We were exhausted. The weekend turned out lovely but was long and filled with hours of swimming and holiday excess. At about 5:00 last night my left lid began to twitch, and another wild-eyed mom approached me to say, “That was me last night. It means you’re tired.” And if I were done, you should have seen the kids. Purple under their eyes, green chlorine in their hair and a half-hearted “where’s the party?” followed semi-desperately by “where’s my bed?” on their lips.
We kicked off July with a visit to the San Diego Fair, which teemed with colorful people and crackling noise. We pushed from booth to booth, elbow to elbow, foot on foot, sweat gland on sweat gland. The kids loved it. Fried Twinkies, ice cream cones, ferris wheels, elephant rides (don’t get me started on how my heart broke at those sad animal eyes), and ticket after ticket of roly-poly amusement attractions. We made it all day, too. But after the Big Time Rush concert I dragged us out of the fray and we all limped knobby-kneed out of the park, grateful to finally locate our car, roll down the windows and lay our heads against something soft.
Saturday dawned brighter and earlier than we were prepared to face.
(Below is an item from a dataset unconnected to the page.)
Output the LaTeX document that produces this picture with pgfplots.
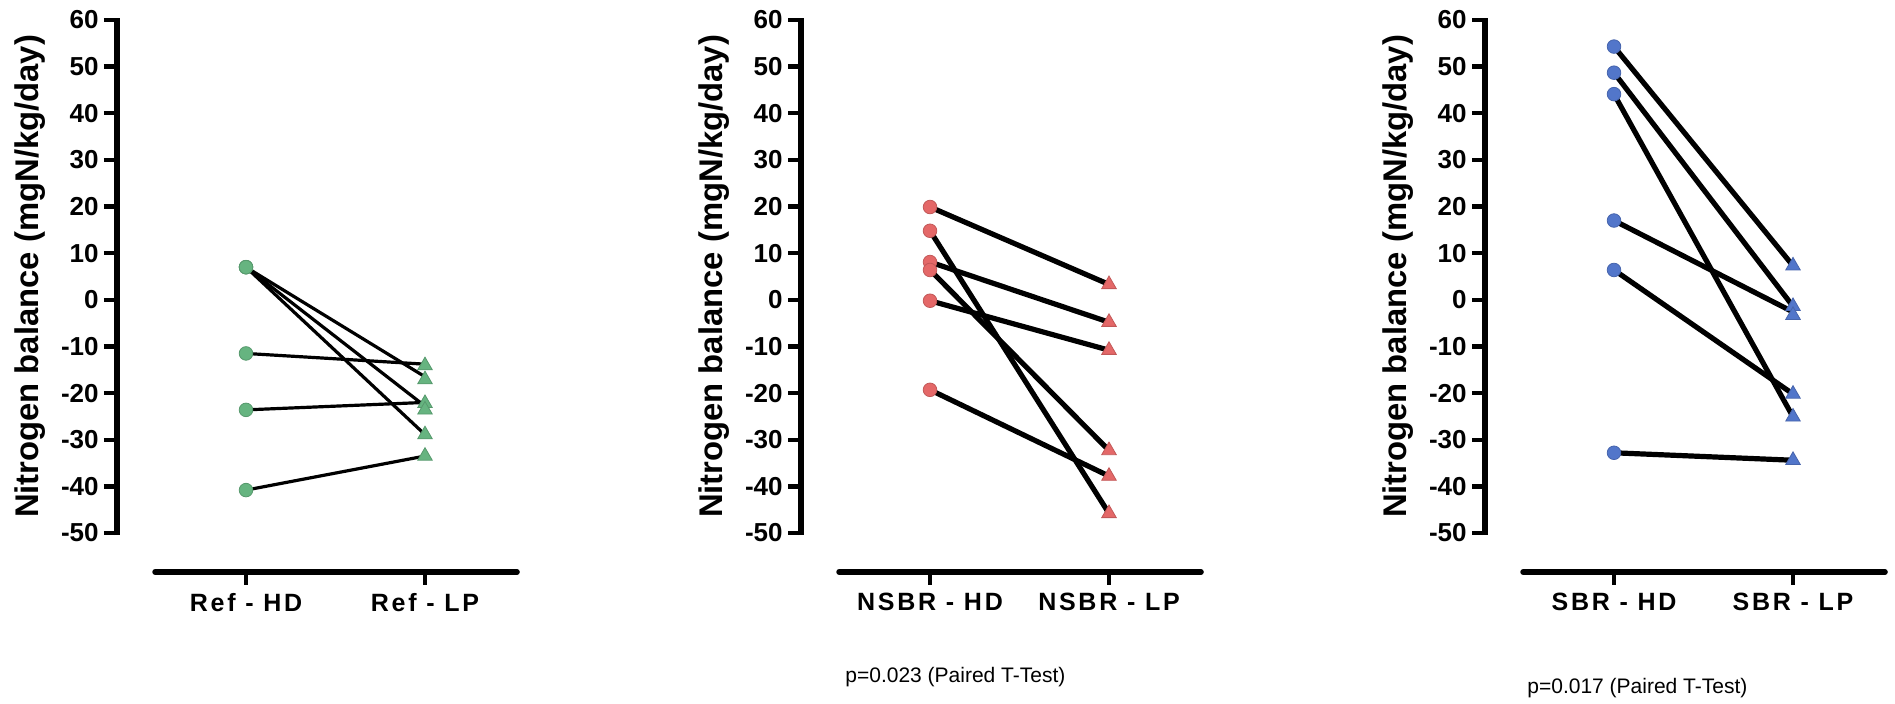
\documentclass[border=0pt]{standalone}
\usepackage{fontspec}
\setmainfont{Liberation Sans}
\newfontfamily\xlabfont[LetterSpace=11]{Liberation Sans}
\usepackage{pgfplots}
\pgfplotsset{compat=1.18}

\definecolor{cgreen}{RGB}{102,180,128}
\definecolor{cred}{RGB}{228,104,104}
\definecolor{cblue}{RGB}{82,118,202}

\pgfplotsset{
 panel/.style={
  scale only axis, width=200pt, height=276pt,
  xmin=-0.7207, xmax=1.514, ymin=-58.36, ymax=60,
  axis line style={draw=none},
  clip=false,
  tick align=outside,
  ytick pos=left, xtick pos=bottom,
  ytick={-50,-40,-30,-20,-10,0,10,20,30,40,50,60},
  yticklabels={-50,-40,-30,-20,-10,0,10,20,30,40,50,60},
  xtick={0,1},
  major tick length=6.5pt,
  tick style={black, line width=2.2pt},
  yticklabel style={font=\fontsize{13}{15}\selectfont\bfseries, inner sep=0pt, xshift=-2.5pt},
  xticklabel style={font=\fontsize{12.5}{14}\selectfont\xlabfont\bfseries, inner sep=0pt, yshift=-4pt},
  anchor=south west,
 },
 hdm/.style={only marks, mark=*, mark size=3.4pt, mark options={draw=#1!85!black, fill=#1, line width=0.4pt}},
 lpm/.style={only marks, mark=triangle*, mark size=4.2pt, mark options={draw=#1!85!black, fill=#1, line width=0.4pt}},
}
\newcommand{\spines}{%
  \draw[line width=2.7pt, shorten <=-1pt, shorten >=-1.1pt] (axis cs:-0.7207,-50) -- (axis cs:-0.7207,60);
  \draw[line width=2.8pt, line cap=round] (axis cs:-0.508,-58.36) -- (axis cs:1.514,-58.36);
  \node[rotate=90, font=\fontsize{16.4}{18}\selectfont\bfseries] at (axis cs:-1.207,5) {Nitrogen balance (mgN/kg/day)};
}

\begin{document}
\begin{tikzpicture}
\path[use as bounding box] (0,0) rectangle (947.5pt,352pt);

% Panel 1: Ref
\begin{axis}[panel, at={(58.5pt,66pt)}, xticklabels={Ref - HD, Ref - LP}]
\spines
\addplot[hdm=cgreen] coordinates {(0,7.0) (0,7.0) (0,7.0) (0,-11.5) (0,-23.6) (0,-40.8)};
\addplot[lpm=cgreen] coordinates {(1,-14.1) (1,-17.1) (1,-22.2) (1,-23.6) (1,-28.9) (1,-33.5)};
\addplot[black, line width=1.6pt] coordinates {(0,7.0) (1,-16.5)};
\addplot[black, line width=1.6pt] coordinates {(0,7.0) (1,-22.8)};
\addplot[black, line width=1.6pt] coordinates {(0,7.0) (1,-28.9)};
\addplot[black, line width=1.6pt] coordinates {(0,-11.5) (1,-13.8)};
\addplot[black, line width=1.6pt] coordinates {(0,-23.6) (1,-22.0)};
\addplot[black, line width=1.6pt] coordinates {(0,-40.8) (1,-33.5)};
\end{axis}

% Panel 2: NSBR
\begin{axis}[panel, at={(400.5pt,66pt)}, xticklabels={NSBR - HD, NSBR - LP}]
\spines
\addplot[hdm=cred] coordinates {(0,19.9) (0,14.8) (0,8.1) (0,6.4) (0,-0.2) (0,-19.3)};
\addplot[lpm=cred] coordinates {(1,3.3) (1,-4.8) (1,-10.8) (1,-32.3) (1,-37.8) (1,-45.8)};
\addplot[black, line width=2.6pt] coordinates {(0,19.9) (1,3.3)};
\addplot[black, line width=2.6pt] coordinates {(0,14.8) (1,-45.8)};
\addplot[black, line width=2.6pt] coordinates {(0,8.1) (1,-4.8)};
\addplot[black, line width=2.6pt] coordinates {(0,6.4) (1,-32.3)};
\addplot[black, line width=2.6pt] coordinates {(0,-0.2) (1,-10.8)};
\addplot[black, line width=2.6pt] coordinates {(0,-19.3) (1,-37.8)};
\node[anchor=west, inner sep=0pt, font=\fontsize{10.5}{12}\selectfont] at (axis cs:-0.475,-80.9) {p=0.023 (Paired T-Test)};
\end{axis}

% Panel 3: SBR
\begin{axis}[panel, at={(742.5pt,66pt)}, xticklabels={SBR - HD, SBR - LP}]
\spines
\addplot[hdm=cblue] coordinates {(0,54.3) (0,48.7) (0,44.1) (0,17.0) (0,6.4) (0,-32.8)};
\addplot[lpm=cblue] coordinates {(1,7.3) (1,-1.4) (1,-3.3) (1,-20.2) (1,-25.1) (1,-34.4)};
\addplot[black, line width=2.6pt] coordinates {(0,54.3) (1,7.3)};
\addplot[black, line width=2.6pt] coordinates {(0,48.7) (1,-1.4)};
\addplot[black, line width=2.6pt] coordinates {(0,44.1) (1,-25.1)};
\addplot[black, line width=2.6pt] coordinates {(0,17.0) (1,-2.6)};
\addplot[black, line width=2.6pt] coordinates {(0,6.4) (1,-20.2)};
\addplot[black, line width=2.6pt] coordinates {(0,-32.8) (1,-34.4)};
\node[anchor=west, inner sep=0pt, font=\fontsize{10.5}{12}\selectfont] at (axis cs:-0.486,-83.2) {p=0.017 (Paired T-Test)};
\end{axis}
\end{tikzpicture}
\end{document}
But a few quick harumpfs and we were off once again, sprinting down the greenbelt of summer, heeding its siren call of bright blue and searing yellow. We started with swimming and a BBQ, then rinsed and repeated on Sunday and Monday. By the end of it, the girls lay tummy up in the water, barely able to move arms and legs to stay afloat. For the first time since their births, both my girls willingly closed their eyes when it was time for bed.
Most of us slept the sleep of the sunburned and beer before noon, but around midnight, my youngest crawled into bed next to me with a robust case of the sniffles. She flipped and rolled for many long minutes before crying she couldn’t breathe through her nose. I tickled her back and whispered soothing words in her ear, but she grew increasingly panicked and sniffly. I told her to breathe through her mouth. To relax. To not worry. To…sleep. Then she looked me right in the eye and pleaded, “Mommy, can’t you do something?”
She asked fervently, hopefully, faithfully. As if she knew I could so something to help, she just knew it. I’m her mommy. Mommies make it all better. Help is our noble calling. She asked again, holding my cheek in her candy-coated baby girl fingers, saying the words carefully into my ear as if maybe I didn’t hear the first time.
I thought of the days leading up to that night. How The Rock and I wanted to give the girls the kind of Fourth of July weekend they could remember. The one they wistfully recall in their 40s, a memory full of pools and friends and burned hot dogs. It all came back to me as I stepped outside Monday evening and smelled the thick sulfur of illegally ignited neighborhood firecrackers and watched the glittery billow of twinkling silver in the vast distance. Childhood in a bottle. I want my kids to have one to tuck in their own pocket and set to sea when they’re ready, then have it wash back to them when they call it from the rocky shore of adulthood and responsibility.
My husband and I, despite what we know about growing up and its triumphs and near-misses, wanted our children to have that silver twinkle of when it was simple and light and easy.
“Mommy, can’t you do something?”
It was only a question I know. But its fervent faith drew tears to my eyes. I wanted to do something. Something beyond medicine and a wet cloth. I want to erase your sniffles, lull you to sleep, relax you into my arms, tell you it will be OK.
But all I could think was of the times I couldn’t, wouldn’t be able to, do something. Couldn’t plan the weekend just so, protect you from when it’s not so easy, keep you from when the sky doesn’t ignite in silver, draw covers over your shoulders, tickle your back to make it all go away. I fast-fowarded to the mean girls in middle school, to the college rejection letter, to the phone call at 4AM. What do I do? How do I do something? Keep her from it all? While knowing it’s not mine to keep, can’t I do something?
Eventually she nestled into that mom space between my neck and shoulder and blew her baby breath into my hair, back and forth, back and forth. It was midnight, July 5, the four of us lay crammed together, breathing in tandem, and for now, that is enough.